Her materials and processes vary widely, as has the direction of her creative inquiry since she began graduate school. Some are made in plywood covered with upholstery foam and canvas; others are made from digital drawings translated into oil or acrylic paint and airbrushed. She characterizes her show installation as a synthesis of the trajectory of her work over the past three years — from photo-realism to abstraction, from making collages to be painted, and finally to “paintings that become sculptural objects themselves.” Though her work has changed dramatically, certain themes — like the human body, fashion, consumerism, pattern, and disruption — have remained, she says.

“I am calling the installation ‘Painting’ with quotations because although I use canvas and paint, and most of the work hangs on the wall, my work is much more sculptural and object-like than traditional two-dimensional painting. My paintings are sometimes stuffed and puffy, or wrinkled, or the gesture of the painted form seems to be slumping, leaning against the wall, or bending away from the wall and toward the viewer.”

Stephen Nachtigall’s installation
Above: Stephen Nachtigall’s installation is based around digital videos made with 3D models of plants and animation software. His work also integrates printed mesh screens and other materials as the “walls” of the space. “The result is a provisional structure that viewers can look through and also pass through physically,” he says. Photo by Marti Gerdes.

Stephen Nachtigall also departs from traditional two-dimensional work, however his installation is based around digital videos made with 3D models of plants and animation software.

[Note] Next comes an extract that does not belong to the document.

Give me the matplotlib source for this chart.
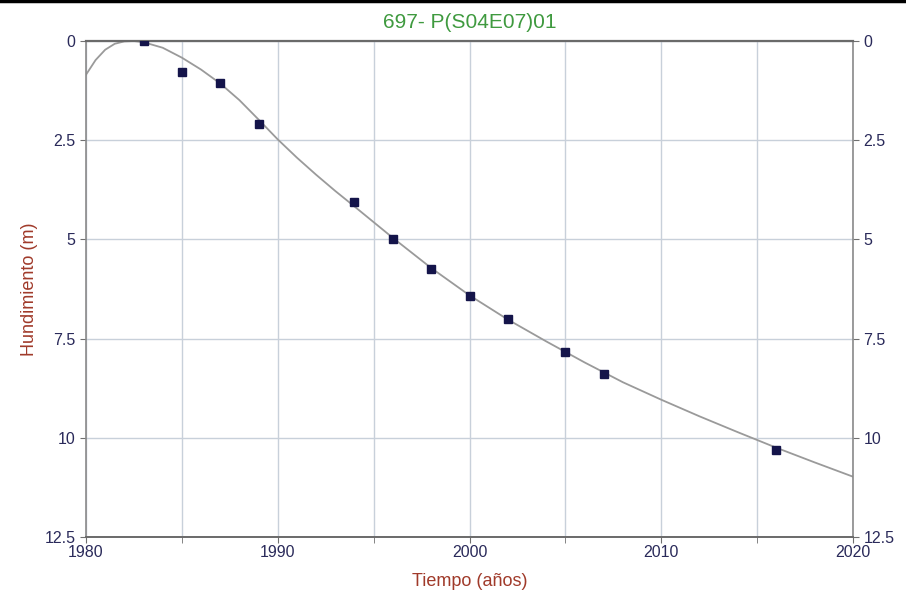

The videos are shown on flatscreen televisions incorporated into a structure built with steel studs. His work also integrates printed mesh screens and other materials as the “walls” of the space. “The result is a provisional structure that viewers can look through and also pass through physically,” he says.

“I wanted the work to reflect both the physical, sculptural aspects of my work and also include digital video, which is a large part of my practice,” he says. “What I came up with is a framework that will meld these multiple ways of making together.”

Nachtigall says the work is a new direction for him at the same time “a kind of summation” of his studies at UO.

“The vibe of the work in the show will be a mix of things I see in our cultural environment, screens that are designed to shift our attention away from something or towards something else, the way that images might determine our approach to reality, and a connection to our ecological predicament that is often a tenuous mix between alienation and complacency. What I hope my work can do for viewers is to provide a place that affords the chance to reflect on how they might feel about a future where ‘nature’ might not mean anything more than an image of simulated plants on a screen.”

Disjecta is open Friday through Sunday from noon to 5 p.m. when exhibitions are staged; in between shows, the gallery is closed.